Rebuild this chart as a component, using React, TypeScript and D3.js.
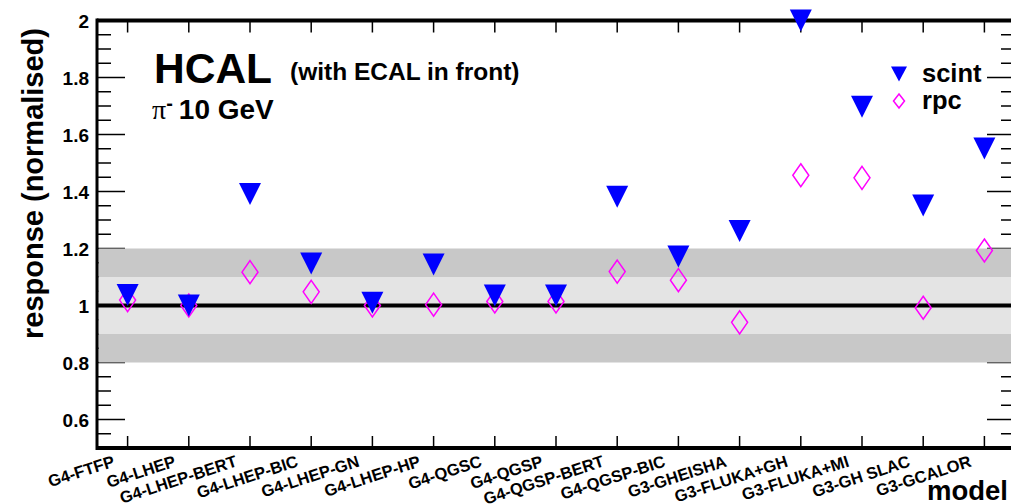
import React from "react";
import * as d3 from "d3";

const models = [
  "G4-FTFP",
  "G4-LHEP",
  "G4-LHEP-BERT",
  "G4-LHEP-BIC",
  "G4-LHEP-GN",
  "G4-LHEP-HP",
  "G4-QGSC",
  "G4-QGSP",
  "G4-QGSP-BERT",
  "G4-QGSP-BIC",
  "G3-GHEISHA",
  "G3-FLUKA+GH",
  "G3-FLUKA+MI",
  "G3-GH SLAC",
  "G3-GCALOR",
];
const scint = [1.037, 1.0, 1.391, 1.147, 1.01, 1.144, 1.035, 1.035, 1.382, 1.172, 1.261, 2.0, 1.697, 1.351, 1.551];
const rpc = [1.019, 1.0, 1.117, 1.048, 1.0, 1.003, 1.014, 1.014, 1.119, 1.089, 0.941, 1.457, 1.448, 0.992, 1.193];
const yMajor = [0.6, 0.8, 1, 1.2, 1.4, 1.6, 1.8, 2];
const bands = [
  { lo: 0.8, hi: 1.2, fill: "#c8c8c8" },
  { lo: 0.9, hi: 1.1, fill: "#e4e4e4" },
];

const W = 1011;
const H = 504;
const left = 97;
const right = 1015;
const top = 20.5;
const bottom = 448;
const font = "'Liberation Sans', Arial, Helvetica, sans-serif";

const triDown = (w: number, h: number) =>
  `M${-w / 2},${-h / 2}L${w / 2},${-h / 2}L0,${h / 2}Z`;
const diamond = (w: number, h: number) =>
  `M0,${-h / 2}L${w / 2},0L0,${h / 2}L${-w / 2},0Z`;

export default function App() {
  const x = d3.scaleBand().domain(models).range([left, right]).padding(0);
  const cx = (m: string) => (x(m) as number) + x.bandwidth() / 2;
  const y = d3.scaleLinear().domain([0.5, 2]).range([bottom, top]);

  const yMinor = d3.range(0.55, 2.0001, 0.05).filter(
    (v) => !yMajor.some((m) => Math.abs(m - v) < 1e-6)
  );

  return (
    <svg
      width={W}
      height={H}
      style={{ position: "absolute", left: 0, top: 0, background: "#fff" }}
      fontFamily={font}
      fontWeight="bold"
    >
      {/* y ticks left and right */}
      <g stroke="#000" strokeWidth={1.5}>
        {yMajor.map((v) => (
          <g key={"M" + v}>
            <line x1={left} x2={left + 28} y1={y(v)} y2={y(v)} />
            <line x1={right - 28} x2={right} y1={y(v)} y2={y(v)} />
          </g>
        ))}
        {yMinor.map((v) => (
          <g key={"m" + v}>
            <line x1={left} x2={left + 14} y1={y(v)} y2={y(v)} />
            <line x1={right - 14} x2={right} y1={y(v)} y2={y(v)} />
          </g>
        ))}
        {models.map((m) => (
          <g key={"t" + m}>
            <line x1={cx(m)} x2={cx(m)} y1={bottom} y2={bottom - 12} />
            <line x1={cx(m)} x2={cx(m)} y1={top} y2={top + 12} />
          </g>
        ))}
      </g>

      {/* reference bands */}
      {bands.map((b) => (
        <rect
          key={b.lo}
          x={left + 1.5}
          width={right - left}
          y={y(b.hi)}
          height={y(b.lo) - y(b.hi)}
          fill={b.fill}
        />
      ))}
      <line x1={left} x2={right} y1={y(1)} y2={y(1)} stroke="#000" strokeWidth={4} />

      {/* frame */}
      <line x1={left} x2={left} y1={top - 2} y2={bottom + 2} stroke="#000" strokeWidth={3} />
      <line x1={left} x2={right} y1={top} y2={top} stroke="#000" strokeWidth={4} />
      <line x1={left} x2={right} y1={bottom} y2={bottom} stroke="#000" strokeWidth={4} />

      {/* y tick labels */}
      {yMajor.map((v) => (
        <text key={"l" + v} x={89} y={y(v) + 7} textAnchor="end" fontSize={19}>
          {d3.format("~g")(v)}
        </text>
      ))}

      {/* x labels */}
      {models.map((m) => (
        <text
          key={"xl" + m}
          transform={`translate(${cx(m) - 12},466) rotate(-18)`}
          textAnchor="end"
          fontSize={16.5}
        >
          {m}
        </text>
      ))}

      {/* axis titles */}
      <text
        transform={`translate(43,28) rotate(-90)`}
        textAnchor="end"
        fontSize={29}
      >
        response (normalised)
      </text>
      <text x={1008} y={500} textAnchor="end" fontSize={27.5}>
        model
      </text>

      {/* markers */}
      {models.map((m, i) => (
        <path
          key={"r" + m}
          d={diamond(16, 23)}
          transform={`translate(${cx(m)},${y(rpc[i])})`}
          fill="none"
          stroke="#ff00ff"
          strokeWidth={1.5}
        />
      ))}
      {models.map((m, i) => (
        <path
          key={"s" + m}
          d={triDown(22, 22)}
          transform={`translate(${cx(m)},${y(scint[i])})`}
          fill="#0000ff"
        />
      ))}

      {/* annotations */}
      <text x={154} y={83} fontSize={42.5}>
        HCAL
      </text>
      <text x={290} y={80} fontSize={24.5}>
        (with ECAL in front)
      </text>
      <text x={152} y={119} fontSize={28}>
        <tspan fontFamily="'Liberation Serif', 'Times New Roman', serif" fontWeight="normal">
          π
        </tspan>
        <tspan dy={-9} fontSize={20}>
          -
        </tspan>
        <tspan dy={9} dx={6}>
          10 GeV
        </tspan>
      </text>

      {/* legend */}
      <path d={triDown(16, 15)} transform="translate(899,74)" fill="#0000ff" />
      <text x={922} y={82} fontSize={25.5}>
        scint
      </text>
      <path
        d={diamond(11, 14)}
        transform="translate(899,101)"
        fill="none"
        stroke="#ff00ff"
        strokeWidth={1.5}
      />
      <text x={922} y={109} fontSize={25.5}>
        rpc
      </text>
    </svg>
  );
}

- - -

* [STATED PROBLEM]: Working from the lines above, reproduce the material exactly and exclude its pictures.

* [SOLUTION TO THIS TASK]:
Rebuild this chart as a component, using React, TypeScript and D3.js.
import React from "react";
import * as d3 from "d3";

const models = [
  "G4-FTFP",
  "G4-LHEP",
  "G4-LHEP-BERT",
  "G4-LHEP-BIC",
  "G4-LHEP-GN",
  "G4-LHEP-HP",
  "G4-QGSC",
  "G4-QGSP",
  "G4-QGSP-BERT",
  "G4-QGSP-BIC",
  "G3-GHEISHA",
  "G3-FLUKA+GH",
  "G3-FLUKA+MI",
  "G3-GH SLAC",
  "G3-GCALOR",
];
const scint = [1.037, 1.0, 1.391, 1.147, 1.01, 1.144, 1.035, 1.035, 1.382, 1.172, 1.261, 2.0, 1.697, 1.351, 1.551];
const rpc = [1.019, 1.0, 1.117, 1.048, 1.0, 1.003, 1.014, 1.014, 1.119, 1.089, 0.941, 1.457, 1.448, 0.992, 1.193];
const yMajor = [0.6, 0.8, 1, 1.2, 1.4, 1.6, 1.8, 2];
const bands = [
  { lo: 0.8, hi: 1.2, fill: "#c8c8c8" },
  { lo: 0.9, hi: 1.1, fill: "#e4e4e4" },
];

const W = 1011;
const H = 504;
const left = 97;
const right = 1015;
const top = 20.5;
const bottom = 448;
const font = "'Liberation Sans', Arial, Helvetica, sans-serif";

const triDown = (w: number, h: number) =>
  `M${-w / 2},${-h / 2}L${w / 2},${-h / 2}L0,${h / 2}Z`;
const diamond = (w: number, h: number) =>
  `M0,${-h / 2}L${w / 2},0L0,${h / 2}L${-w / 2},0Z`;

export default function App() {
  const x = d3.scaleBand().domain(models).range([left, right]).padding(0);
  const cx = (m: string) => (x(m) as number) + x.bandwidth() / 2;
  const y = d3.scaleLinear().domain([0.5, 2]).range([bottom, top]);

  const yMinor = d3.range(0.55, 2.0001, 0.05).filter(
    (v) => !yMajor.some((m) => Math.abs(m - v) < 1e-6)
  );

  return (
    <svg
      width={W}
      height={H}
      style={{ position: "absolute", left: 0, top: 0, background: "#fff" }}
      fontFamily={font}
      fontWeight="bold"
    >
      {/* y ticks left and right */}
      <g stroke="#000" strokeWidth={1.5}>
        {yMajor.map((v) => (
          <g key={"M" + v}>
            <line x1={left} x2={left + 28} y1={y(v)} y2={y(v)} />
            <line x1={right - 28} x2={right} y1={y(v)} y2={y(v)} />
          </g>
        ))}
        {yMinor.map((v) => (
          <g key={"m" + v}>
            <line x1={left} x2={left + 14} y1={y(v)} y2={y(v)} />
            <line x1={right - 14} x2={right} y1={y(v)} y2={y(v)} />
          </g>
        ))}
        {models.map((m) => (
          <g key={"t" + m}>
            <line x1={cx(m)} x2={cx(m)} y1={bottom} y2={bottom - 12} />
            <line x1={cx(m)} x2={cx(m)} y1={top} y2={top + 12} />
          </g>
        ))}
      </g>

      {/* reference bands */}
      {bands.map((b) => (
        <rect
          key={b.lo}
          x={left + 1.5}
          width={right - left}
          y={y(b.hi)}
          height={y(b.lo) - y(b.hi)}
          fill={b.fill}
        />
      ))}
      <line x1={left} x2={right} y1={y(1)} y2={y(1)} stroke="#000" strokeWidth={4} />

      {/* frame */}
      <line x1={left} x2={left} y1={top - 2} y2={bottom + 2} stroke="#000" strokeWidth={3} />
      <line x1={left} x2={right} y1={top} y2={top} stroke="#000" strokeWidth={4} />
      <line x1={left} x2={right} y1={bottom} y2={bottom} stroke="#000" strokeWidth={4} />

      {/* y tick labels */}
      {yMajor.map((v) => (
        <text key={"l" + v} x={89} y={y(v) + 7} textAnchor="end" fontSize={19}>
          {d3.format("~g")(v)}
        </text>
      ))}

      {/* x labels */}
      {models.map((m) => (
        <text
          key={"xl" + m}
          transform={`translate(${cx(m) - 12},466) rotate(-18)`}
          textAnchor="end"
          fontSize={16.5}
        >
          {m}
        </text>
      ))}

      {/* axis titles */}
      <text
        transform={`translate(43,28) rotate(-90)`}
        textAnchor="end"
        fontSize={29}
      >
        response (normalised)
      </text>
      <text x={1008} y={500} textAnchor="end" fontSize={27.5}>
        model
      </text>

      {/* markers */}
      {models.map((m, i) => (
        <path
          key={"r" + m}
          d={diamond(16, 23)}
          transform={`translate(${cx(m)},${y(rpc[i])})`}
          fill="none"
          stroke="#ff00ff"
          strokeWidth={1.5}
        />
      ))}
      {models.map((m, i) => (
        <path
          key={"s" + m}
          d={triDown(22, 22)}
          transform={`translate(${cx(m)},${y(scint[i])})`}
          fill="#0000ff"
        />
      ))}

      {/* annotations */}
      <text x={154} y={83} fontSize={42.5}>
        HCAL
      </text>
      <text x={290} y={80} fontSize={24.5}>
        (with ECAL in front)
      </text>
      <text x={152} y={119} fontSize={28}>
        <tspan fontFamily="'Liberation Serif', 'Times New Roman', serif" fontWeight="normal">
          π
        </tspan>
        <tspan dy={-9} fontSize={20}>
          -
        </tspan>
        <tspan dy={9} dx={6}>
          10 GeV
        </tspan>
      </text>

      {/* legend */}
      <path d={triDown(16, 15)} transform="translate(899,74)" fill="#0000ff" />
      <text x={922} y={82} fontSize={25.5}>
        scint
      </text>
      <path
        d={diamond(11, 14)}
        transform="translate(899,101)"
        fill="none"
        stroke="#ff00ff"
        strokeWidth={1.5}
      />
      <text x={922} y={109} fontSize={25.5}>
        rpc
      </text>
    </svg>
  );
}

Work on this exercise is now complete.